Another GAA day ends with a referee ducking for cover as men in high vis jackets walk with elbows cocked to guard him from supporters. A couple of heroes hop out of the stand to berate him all the way to the sideline. One gets close enough to push him. Player after player roars abuse in his face. Something is thrown as he enters the tunnel and heads for the dressingroom.
By far the most depressing thing about the way Derek O’Mahoney was treated at the end of Saturday’s All-Ireland under-21 semi-final is nobody thinks this is odd. There’s a lot of tut-tutting, plenty of hand-wringing, endless righteousness.
There is, of course, a significant rump of people to mitigate, to blame him for making mistakes or point out – correctly, as if it matters – this wasn’t the worst of the genre. But nobody anywhere on the spectrum between condemn and condone considers the idea of a GAA referee needing security to walk from a pitch as being in any way unusual.
We know referees get things wrong in every sport in every country in the world. We know they make mistakes that affect the outcome of games, of leagues, of championships. We know they don’t see things they ought to, react to things they thought they saw but didn’t. We know some of them are too old, some too young, some just aren’t very good at the job.
We know these things because we know what human nature is. We know most sports are based on some combination of speed and skill and the best practitioners are those who can use that skill and speed to deceive. We watch Colm Cooper half-delay a solo to fool Cian O’Sullivan and Ger Brennan in the All-Ireland semi-final and we don’t hold it against either of them. Sometimes the brain and the eye and the body can’t keep up.
Judgment calls
Yet when a referee fails, we don't sympathise. We don't make allowances for speed and skill. We apply absolutes to what are by definition judgment calls. And we see those judgment calls through the prism of our own allegiances. He's a disgrace. He always wrongs the smaller teams.
Everything is governed by self-interest. And, up to a point, of course it should be. Of course Cavan manager Peter Reilly should stand up for Cavan after an All Ireland semi-final. And of course Cavan supporters should feel aggrieved at how some of the calls went late on in that game. But when they pretend it's fair play and overall refereeing standards that concerns them, they move on to shaky ground. And when they leave their seats in the stand to go and confront O'Mahoney in menace, they lose whatever sympathy there was for their plight.
Which is damn shame because this Cavan story is one of the great ones in the GAA at the minute. When we throw around an amorphous phrase like “great work at underage”, this is what it looks like. They are unbeaten at under-21 level in Ulster for four years now because they go about their business the right way. Low numbers are the curse of any small county and yet they keep their under-21s away from the senior panel until the competition is over. Even Dublin with all their bounty aren’t willing to do that.

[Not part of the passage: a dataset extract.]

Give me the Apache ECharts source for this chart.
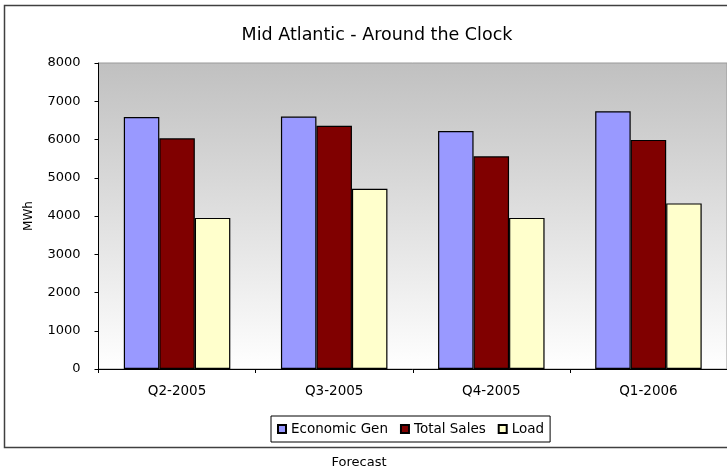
<!DOCTYPE html>
<html>
<head>
<meta charset="utf-8">
<script src="https://cdn.jsdelivr.net/npm/echarts@6/dist/echarts.min.js"></script>
<style>
  html, body { margin: 0; padding: 0; background: #fff; }
  #chart { width: 727px; height: 468px; }
</style>
</head>
<body>
<div id="chart"></div>
<script>
// quarters on the x axis
const quarters = ['Q2-2005', 'Q3-2005', 'Q4-2005', 'Q1-2006'];
// MWh values
const economicGen = [6590, 6600, 6220, 6740];
const totalSales = [6030, 6360, 5560, 5990];
const load = [3950, 4710, 3950, 4330];
const yTicks = [0, 1000, 2000, 3000, 4000, 5000, 6000, 7000, 8000];

const font = 'DejaVu Sans';
const myChart = echarts.init(document.getElementById('chart'));

function barSeries(name, data, color) {
  return {
    name: name,
    type: 'bar',
    data: data,
    barWidth: 35.5,
    barGap: '0%',
    itemStyle: { color: color, borderColor: '#000', borderWidth: 1.2 }
  };
}

const option = {
  animation: false,
  textStyle: { fontFamily: font },
  title: [
    {
      text: 'Mid Atlantic - Around the Clock',
      left: 372, top: 21, textAlign: 'center',
      textStyle: { fontSize: 17.5, fontWeight: 'normal', color: '#000', fontFamily: font }
    },
    {
      text: 'Forecast',
      left: 354, top: 451, textAlign: 'center',
      textStyle: { fontSize: 13, fontWeight: 'normal', color: '#000', fontFamily: font }
    }
  ],
  graphic: [
    {
      type: 'rect',
      shape: { x: 4.5, y: 5.5, width: 800, height: 442 },
      style: { fill: null, stroke: '#404040', lineWidth: 1.5 },
      z: -1
    }
  ],
  legend: {
    left: 271, top: 416,
    padding: [6, 6, 6, 6],
    itemWidth: 8, itemHeight: 8, itemGap: 12,
    icon: 'rect',
    borderColor: '#000', borderWidth: 1,
    textStyle: { fontSize: 13.5, color: '#000', fontFamily: font },
    data: ['Economic Gen', 'Total Sales', 'Load']
  },
  grid: {
    left: 98.5, top: 63, width: 630, height: 306,
    show: true,
    borderColor: '#999', borderWidth: 1,
    backgroundColor: new echarts.graphic.LinearGradient(0, 0, 0, 1, [
      { offset: 0, color: '#c0c0c0' },
      { offset: 1, color: '#ffffff' }
    ])
  },
  xAxis: {
    type: 'category',
    data: quarters,
    axisLine: { lineStyle: { color: '#000', width: 1 } },
    axisTick: { show: true, length: 4, lineStyle: { color: '#000' } },
    axisLabel: { color: '#000', fontSize: 13.5, margin: 15, fontFamily: font }
  },
  yAxis: {
    type: 'value',
    min: yTicks[0], max: yTicks[yTicks.length - 1], interval: 1000,
    name: 'MWh', nameLocation: 'middle', nameGap: 64, nameRotate: 90,
    nameTextStyle: { fontSize: 12, color: '#000', fontFamily: font },
    axisLine: { show: true, lineStyle: { color: '#000', width: 1 } },
    axisTick: { show: true, length: 4, lineStyle: { color: '#000' } },
    axisLabel: {
      color: '#000', fontSize: 13, margin: 18, fontFamily: font,
      formatter: function (v) { return String(v); }
    },
    splitLine: { show: false }
  },
  series: [
    barSeries('Economic Gen', economicGen, '#9999ff'),
    barSeries('Total Sales', totalSales, '#800000'),
    barSeries('Load', load, '#ffffcc')
  ]
};

myChart.setOption(option);
</script>
</body>
</html>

In the Anglo Celt last week, they marked the four-year run through Ulster by listing the name of every player who had lined out for Cavan across the 13 games, with every club alongside them. It was a small, lovely thing, a reminder that wherever we all end up with this thing of ours, nothing in it works unless it's rooted in locality and the eternal call of home. A few of them are scattered around the world by now but last week the families they left behind were able to run their finger across an old memory of a time when they were defiantly and triumphantly Cavan.
Articulate speech
If you have a spare seven minutes sometime today, go seek out Conor Moynagh's speech after the Ulster final win over Donegal. The Cavan captain reads it off an assiduously-typed A4 sheet inside one of those little plastic folders students put in ring binders.
It’s more than just your usual winning speech. Instead of three cheers for Donegal, he asks for applause for their efforts. When he thanks the Cavan supporters, he asks them to be silent so that they players can clap them for once instead of the other way around. At the end, he calls three squad members to come up and lift the cup with him.
Cavan are like plenty of small counties out there, aching beyond articulation for one day different. Their football is bound up in them, tied with strings of local pride, desperate longing, fierce and genuine partisanship.
If you are a Cavan GAA supporter, you see this thing as an extension of you. The hope. The fatalism. The anger at them hoors up in Croke Park. And yes, you watch a referee play an advantage for Dublin with the game on the line when he didn’t play one for Cavan in the first half and it drives you to distraction.
But again, this happens in every sport. Yet for all of soccer’s history of crowd trouble, there is no culture of going onto the pitch afterwards to threaten the ref. If you did it an American sporting event, you’d leave the stadium in handcuffs.
Not here. Not in the GAA. It’s not seen as outlandish behaviour or even particularly strange. It’s just one of those things that happens, regrettable but hardly earth-shattering.
Isn’t there something just a bit ridiculous about that?